Which members of the global elite made the cut this year for the invitation-only World Economic Forum in Davos?
Quartz analyzed the confidential list of world leaders, CEOs, and big thinkers expected to attend, many of whom pay steep membership fees for the privilege. The “List of Participants” from January 7 was shared with us by a WEF Global Leader who asked to remain anonymous because delegates are instructed not to release the names of fellow attendees. (Update: On Monday, Jan. 21, WEF released a list of participants in an iPhone and iPad app and in a PDF on its website, though it can’t easily be searched or sorted.)
You can explore who’s on the list of 2,630 participants by sorting and searching the interactive graphic above, or by viewing this spreadsheet we put together.
Of those expected, 680 participants have “chief executive” in their titles. Diageo CEO Paul S. Walsh and Yahoo CEO Marissa Mayer can expect to run into NYSE Euronext CEO Duncan Niederauer, and Citigroup CEO Michael Corbat.
Not all of the executives are at the helm of global multinationals. Perry Chen, the CEO and co-founder of the crowd funding website Kickstarter, Drew Houston of file backup and sharing service Dropbox, and Daniel Ek of on-demand music service Spotify, are expected to attend.
From Wall Street, there are seven Citigroup employees participating. JPMorgan Chase, Goldman Sachs, and Deutsche Bank are each sending six and UBS, Morgan Stanley, Bank of America and HSBC will each have a delegation of five.
The preliminary Davos program (PDF) includes sessions titled “Global Leadership in Transition” (with simultaneous translation in English, Chinese, and Japanese), “De-risking Africa,” and “Connecting Latin America.” Nonetheless, only 4.9% of the participants are coming from China and Japan, 4.8% from Africa and only 3.1% from South America. Two-thirds of the participants come from North America or Europe. Less than 17% of the world’s population lives in those two regions.
Politicians and Bureaucrats
Thirty-seven sitting prime ministers and presidents are expected this year, including Shimon Peres of Israel, Mario Monti of Italy, and Dmitry Medvedev of Russia.
From the US, at least three senators, five members of the House of Representatives, and the governors of Maryland, Delaware, and Colorado are expected to attend. The bureaucrats at the top of the Federal Trade Commission, Federal Communications Commission and the Food and Drug Administration are also listed. Most are participating as panelists or speakers during at least one session during the event, according to a copy of the schedule.

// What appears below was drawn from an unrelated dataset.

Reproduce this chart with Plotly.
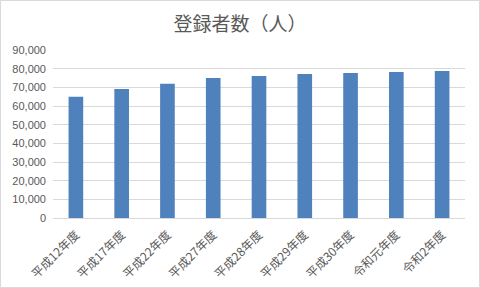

Out of office politicians will also be in attendance. Former US President Bill Clinton and Former UK Prime Ministers Gordon Brown and Tony Blair are listed as participants this year. All three are currently serving as UN representatives. Clinton is the UN Special Envoy to Haiti, Brown the Special Envoy for Global Education and Blair is the UN Middle East Quartet Representative. Eighty-nine-year-old Henry Kissenger, US Secretary of State under Presidents Nixon and Ford, is listed as well.
Fifteen more administrators of United Nations programs are listed as participants including Secretary General Ban Ki-moon and the executive directors of UNICEF, UNESCO, and the World Food Program.
In all there are more than 300 participants expected to attend who hold positions in governments around the world.
There are at least 14 Nobel Prize winners scheduled to attend and participate in sessions. An “Interactive Dinner Session” titled “The State of the World with Nobel Laureates” has 11 participating laureates on the agenda. Academia is represented by more than 100 professors, with economists Robert Shiller, Ken Rogoff, and Joseph Stiglitz included.